Various Oscan inscriptions near the site mention the terms damu, damuse, and damsennias, which imply a relationship with the Roman goddess Damia, who was herself stated by Festus to be identical with Bona Dea. The sanctuary is situated nearby a cemetery, perhaps indicating that the site propitiated a deity with chthonic characteristics such as Aphrodite. However, the cemetery was likely established at a later date. In 1843, shortly prior to the discovery of the Fondo Patturelli, a Roman necropolis was uncovered accidentally during the construction of a railway from Caserta to Capua. Crawford suggests that this discovery may have sparked early interpretations of the Fondo Patturelli as a cemetery, though there is still no evidence of gravesites located in close proximity to the Patturelli sanctuary itself.

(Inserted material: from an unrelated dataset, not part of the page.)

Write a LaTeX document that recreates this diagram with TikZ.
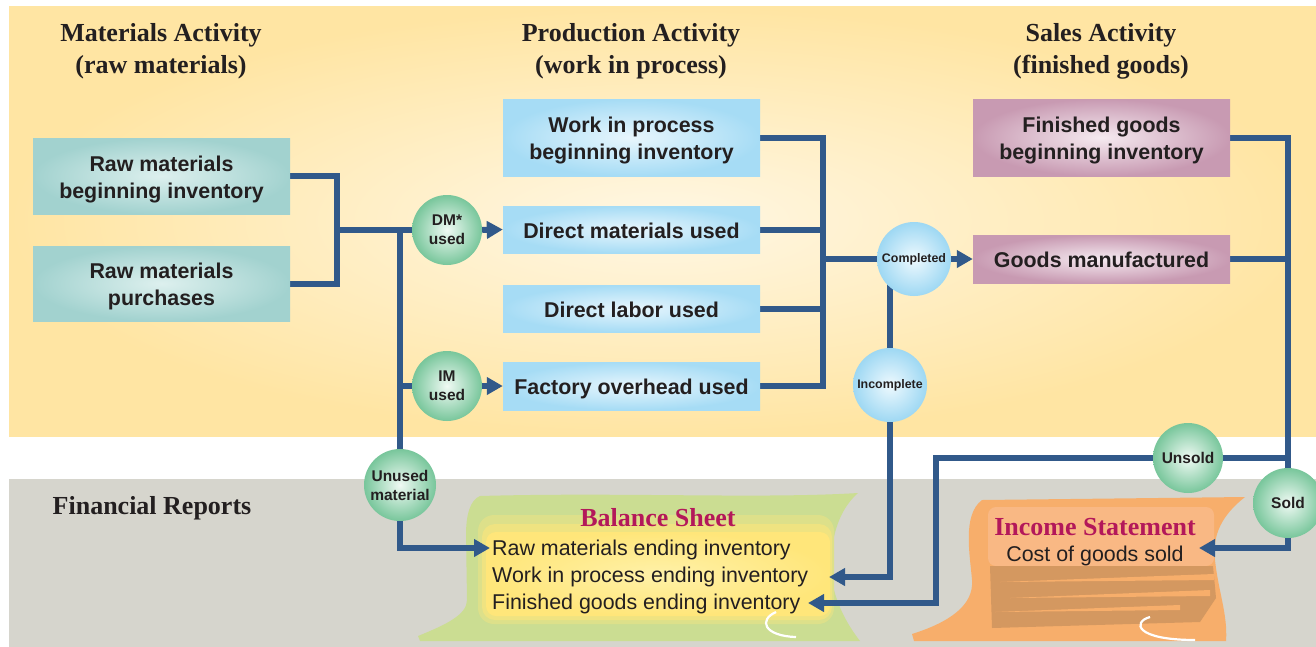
\documentclass[tikz,border=0pt]{standalone}
\usepackage{fontspec}
\setmainfont{Liberation Sans}
\newfontfamily\headserif{Liberation Serif}
\usetikzlibrary{arrows.meta}

\definecolor{ink}{HTML}{231F20}
\definecolor{bandYellow}{HTML}{FFE5A3}
\definecolor{bandLight}{HTML}{FFF7E4}
\definecolor{grayDark}{HTML}{D6D5CD}
\definecolor{grayLight}{HTML}{E7E5DF}
\definecolor{tealEdge}{HTML}{A2D2CF}
\definecolor{tealMid}{HTML}{DDF0EE}
\definecolor{skyEdge}{HTML}{A6DCF5}
\definecolor{skyMid}{HTML}{E8F6FD}
\definecolor{mauveEdge}{HTML}{C89AB2}
\definecolor{mauveMid}{HTML}{F5EAF0}
\definecolor{ballGreen}{HTML}{78C69B}
\definecolor{ballGreenMid}{HTML}{F0FAF4}
\definecolor{ballBlue}{HTML}{9ED8F3}
\definecolor{ballBlueMid}{HTML}{EEF9FE}
\definecolor{pipeBlue}{HTML}{31598A}
\definecolor{sheetTitle}{HTML}{B3185A}
\definecolor{bsGreen}{HTML}{CBDD92}
\definecolor{bsYellow}{HTML}{FFE67A}
\definecolor{bsYellowLight}{HTML}{FFF1A8}
\definecolor{isOrange}{HTML}{F7AE6B}
\definecolor{isLight}{HTML}{F9B884}
\definecolor{isDark}{HTML}{D49860}

\pgfdeclarelayer{back}
\pgfdeclarelayer{pipes}
\pgfsetlayers{back,pipes,main}

% strut opening the first line of an account box
\newcommand{\boxstrut}{\rule[-5pt]{0pt}{27pt}}

\tikzset{
  heading/.style={font=\headserif\bfseries\fontsize{26}{32}\selectfont, align=center, text=ink, inner sep=0pt},
  boxbase/.style={minimum width=257pt, inner sep=0pt, align=center, text=ink,
    font=\bfseries\fontsize{21.4}{27}\selectfont, shade},
  tealbox/.style={boxbase, inner color=tealMid, outer color=tealEdge},
  skybox/.style={boxbase, inner color=skyMid, outer color=skyEdge},
  mauvebox/.style={boxbase, inner color=mauveMid, outer color=mauveEdge},
  greenball/.style={circle, minimum size=70pt, inner sep=0pt, align=center, text=ink,
    shade, inner color=ballGreenMid, outer color=ballGreen,
    font=\bfseries\fontsize{15.5}{19}\selectfont},
  blueball/.style={circle, minimum size=74pt, inner sep=0pt, align=center, text=ink,
    shade, inner color=ballBlueMid, outer color=ballBlue,
    font=\bfseries\fontsize{12.4}{15}\selectfont},
  pipe/.style={draw=pipeBlue, line width=6pt, line join=miter},
  tip/.style={-{Triangle[length=16pt,width=17pt]}},
  sheettitle/.style={font=\headserif\bfseries\fontsize{26}{30}\selectfont, text=sheetTitle, inner sep=0pt},
  sheettext/.style={font=\fontsize{21.4}{27}\selectfont, text=ink, inner sep=0pt},
  sheetline/.style={sheettext, anchor=west},
}

\begin{document}
\begin{tikzpicture}[x=1pt,y=-1pt]
\useasboundingbox (0,0) rectangle (1316,646);

% bands and report sheets
\begin{pgfonlayer}{back}
  \fill[white] (0,0) rectangle (1316,646);
  \shade[inner color=bandLight, outer color=bandYellow] (9,6) rectangle (1316,436);
  \shade[left color=grayDark, middle color=grayLight, right color=grayDark] (9,479) rectangle (1316,646);

  % balance sheet scroll
  \fill[bsGreen] (480,496) .. controls (620,492) and (760,499) .. (858,493)
    .. controls (836,512) and (826,550) .. (834,590)
    .. controls (840,612) and (850,628) .. (860,641)
    -- (420,641) -- (418,636)
    .. controls (445,625) and (467,615) .. (467,600)
    -- (466,535) .. controls (466,515) and (470,500) .. (480,496) -- cycle;
  \fill[bsYellow!35!bsGreen, rounded corners=16pt] (478,515) rectangle (834,624);
  \fill[bsYellow!70!bsGreen, rounded corners=13pt] (482,524) rectangle (832,620);
  \shade[inner color=bsYellowLight, outer color=bsYellow, rounded corners=10pt]
    (486,532) rectangle (830,616);
  \draw[white, line width=2.2pt] (776,612) .. controls (758,620) and (764,636) .. (796,637);

  % income statement scroll
  \fill[isOrange] (982,500) -- (1245,497)
    .. controls (1222,515) and (1212,535) .. (1215,560)
    .. controls (1218,590) and (1228,615) .. (1226,641)
    -- (914,641) -- (912,634)
    .. controls (950,622) and (974,605) .. (972,580)
    .. controls (970,555) and (962,515) .. (982,500) -- cycle;
  \fill[isLight, rounded corners=8pt] (988,507) rectangle (1214,566);
  \fill[isDark] (990,566) -- (1213,566) -- (1216,598) -- (1200,622) -- (992,628) -- cycle;
  \fill[isOrange] (1000,582) -- (1214,574) -- (1214,580) -- cycle;
  \fill[isOrange] (1010,598) -- (1210,590) -- (1210,596) -- cycle;
  \fill[isOrange] (995,612) -- (1180,605) -- (1180,610) -- cycle;
  \draw[white, line width=2.2pt] (1150,617) .. controls (1132,622) and (1135,640) .. (1195,640);
\end{pgfonlayer}

% headings
\node[heading] (hmat) at (161,51) {Materials Activity\\(raw materials)};
\node[heading] (hprod) at (631,51) {Production Activity\\(work in process)};
\node[heading] (hsale) at (1101,51) {Sales Activity\\(finished goods)};
\node[heading] (hfin) at (152,508) {Financial Reports};

% accounts
\node[tealbox, minimum height=76pt] (rmb) at (161.5,176) {\boxstrut Raw materials\\beginning inventory};
\node[tealbox, minimum height=75pt] (rmp) at (161.5,283.5) {\boxstrut Raw materials\\purchases};
\node[skybox, minimum height=77pt] (wip) at (631.5,137.5) {\boxstrut Work in process\\beginning inventory};
\node[skybox, minimum height=47pt] (dmu) at (631.5,229.5) {\boxstrut Direct materials used};
\node[skybox, minimum height=47pt] (dlu) at (631.5,308.5) {\boxstrut Direct labor used};
\node[skybox, minimum height=48pt] (fou) at (631.5,386) {\boxstrut Factory overhead used};
\node[mauvebox, minimum height=77pt] (fgb) at (1101.5,137.5) {\boxstrut Finished goods\\beginning inventory};
\node[mauvebox, minimum height=48pt] (gm) at (1101.5,259) {\boxstrut Goods manufactured};

% flow points
\node[greenball] (dm) at (447,230) {DM*\\used};
\node[greenball] (im) at (447,386) {IM\\used};
\node[greenball, minimum size=72pt] (um) at (400,485) {Unused\\material};
\node[blueball] (cp) at (914,259) {Completed};
\node[blueball] (ic) at (890,385) {Incomplete};
\node[greenball] (us) at (1188,458) {Unsold};
\node[greenball] (sd) at (1288,503) {Sold};

% report contents
\node[sheettitle] (bst) at (658,518) {Balance Sheet};
\node[sheetline] (bsr) at (492,550) {Raw materials ending inventory};
\node[sheetline] (bsw) at (492,577) {Work in process ending inventory};
\node[sheetline] (bsf) at (492,604) {Finished goods ending inventory};
\node[sheettitle] (ist) at (1095,527) {Income Statement};
\node[sheettext] (isc) at (1095,556) {Cost of goods sold};

% flows
\begin{pgfonlayer}{pipes}
  \coordinate (jL) at (337,230);
  \coordinate (jD) at (400,230);
  \coordinate (jP) at (823,259);
  \coordinate (jS) at (1288,548);
  \coordinate (jU) at (936,603);
  \coordinate (wipIn) at (829,577);
  \coordinate (fgIn) at (808,603);
  \coordinate (cogsIn) at (1199,548);

  \draw[pipe] (rmb.east) -| (jL) |- (rmp.east);
  \draw[pipe] (jL) -- (dm.center);
  \draw[pipe] (jD) -- (um.center);
  \draw[pipe] (jD |- im.center) -- (im.center);
  \draw[pipe, tip, shorten >=2pt] (um.center) |- (bsr.west |- 0,548);
  \draw[pipe, tip] (dm.east) -- (dmu.west);
  \draw[pipe, tip] (im.east) -- (fou.west);

  \draw[pipe] (wip.east) -| (jP) |- (fou.east);
  \draw[pipe] (dmu.east) -- (dmu.east -| jP);
  \draw[pipe] (dlu.east) -- (dlu.east -| jP);
  \draw[pipe] (jP) -- (cp.center);
  \draw[pipe, tip] (cp.east) -- (gm.west);
  \draw[pipe] (cp.center -| ic.center) -- (ic.center);
  \draw[pipe, tip] (ic.center) |- (wipIn);

  \draw[pipe, tip] (fgb.east) -| (jS) -- (cogsIn);
  \draw[pipe] (gm.east) -- (gm.east -| jS);
  \draw[pipe] (jS |- us.center) -- (us.center);
  \draw[pipe, tip] (us.center) -| (jU) -- (fgIn);
\end{pgfonlayer}
\end{tikzpicture}
\end{document}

Alternatively, another inscription—referred to as the Tabula Capuana—found engraved upon a terracotta roof tile mentions the name of the goddess Uni, who therefore may have been connected to the site. Yet, it is unlikely that this inscription was uncovered near the Fondo Patturelli, as research by the Etruscologist Mauro Cristofani indicates that it was instead discovered by the Quattordici Ponti. The classicist Robert Conway argues, on the basis of the dedications found at the site, that the goddess propriated at the site is undoubtedly to be identified with Juno Lucina.